- Nearest city: San Antonio, Misiones
- Coordinates: 25°50′34″S 54°06′08″W﻿ / ﻿25.842670°S 54.102169°W
- Area: 84,000 hectares (210,000 acres)
- Designation: Provincial park
- Created: 5 October 1990
- Administrator: Subsecretaría de Ecología, Misiones

= Urugua-í Provincial Park =

Provincial park in Misiones, Argentina

The Urugua-í Provincial Park (Parque Provincial Urugua-í) is a Provincial park in the Misiones Province in the northeast of Argentina.
It protects an area of Alto Paraná Atlantic forests in the upper basin of the Urugua-í River.

==Location==

The Urugua-í Provincial Park is in the north of Misiones Province, Argentina, divided between the municipalities of Comandante Andresito, San Antonio and Bernardo de Irigoyen.
It adjoins the southeast corner of the Iguazú National Park.
It has an area of 84,000 ha.
This makes it the third largest protected area of the Alto Paraná Atlantic forests after Argentina's Iguazú National Park and Brazil's Iguaçu National Park.
The Sierra de la Victoria crosses part of the park.
The Urugua-í River flows through the southern part of the park in a southeast – northwest direction and is impounded by the Urugua-í Dam to the west of the park.

==History==

A nature reserve was created in the area of the present park by decree 1.539 on 1982 with an area of 10037 ha.
It was Argentina's first nature reserve.
In 1988 provincial decree 339 annexed an additional 74000 ha.
The present Urugua-í Provincial Park was created by provincial law 2.794 of 5 October 1990 to protect the ecosystem of the Urugua-í River basin.
It compensates for the flooding of 8800 ha of the lower Urugua-í River basin caused by construction of the Urugua-í Dam.
The park would be part of the proposed Trinational Biodiversity Corridor, which aims to provide forest connections between conservation units in Brazil, Paraguay and Argentina in the Upper Paraná ecoregion.

==Environment==

The terrain is gently rolling in the west, with more mountainous land in the north and east where it approaches the Sierra de la Victoria, which crosses the north-southeast part of the park and forms a watershed between the Iguazu and Urugua-í rivers.
The climate is subtropical rainy, with no dry season. There are five months when frosts occur.
Average annual precipitation along the Urugua-í varies from 1800 mm at its mouth to 2000 mm near the town of Bernardo de Irigoyen.
The park has a wide range of vegetation types in the valleys and mountains, including some remnants of Araucaria angustifolia in the southwest.

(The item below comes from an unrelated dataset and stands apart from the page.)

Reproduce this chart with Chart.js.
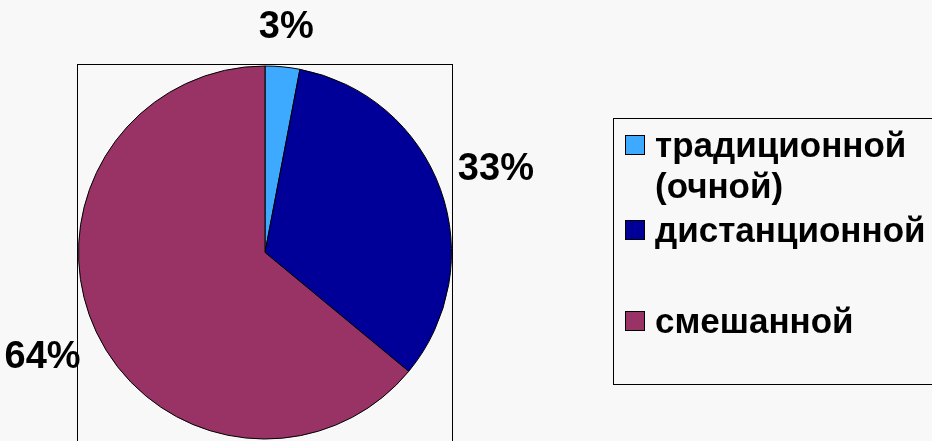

44 species of fish have been recorded, of which 6 are endemic to one of the two river basins.
There are 32 species of amphibians and 29 species of reptiles.
Mammals total 77 species in 26 families.
These include giant anteater (Myrmecophaga tridactyla), tufted capuchin (Sapajus apella), jaguar (Panthera onca), bush dog (Speothos venaticus), South American tapir (Tapirus terrestris), white-lipped peccary (Tayassu pecari) and collared peccary (Pecari tajacu).
There are about 20 globally threatened and 20 near-threatened vertebrates.
There are 261 species of insects, 130 of butterflies.

346 bird species have been recorded, although some are dubious.
Species include bare-faced curassow (Crax fasciolata), blue-winged macaw (Primolius maracana), blue-bellied parrot (Triclaria malachitacea), red-spectacled amazon (Amazona pretrei), purple-winged ground dove (Claravis geoffroyi), Temminck's seedeater (Sporophila falcirostris), Brazilian merganser (Mergus octosetaceus), grey-bellied hawk (Accipiter poliogaster), harpy eagle (Harpia harpyja) and canebrake groundcreeper (Clibanornis dendrocolaptoides).
The park is an important site for conserving the black-fronted piping guan (Pipile jacutinga) in Argentina.

==Facilities==

The Uruzu Ranger Station is the park's headquarters, accessible via Provincial Route 19 and staffed with rangers.
It has a visitor center, trails, camping areas, electricity and drinking water.
Visitors may follow interpretive trails, watch birds, and observe the tracks and specimens of animals.
The Route 101 Ranger Station is accessible via National Route 101.
It is a small camping area with electricity and drinking water.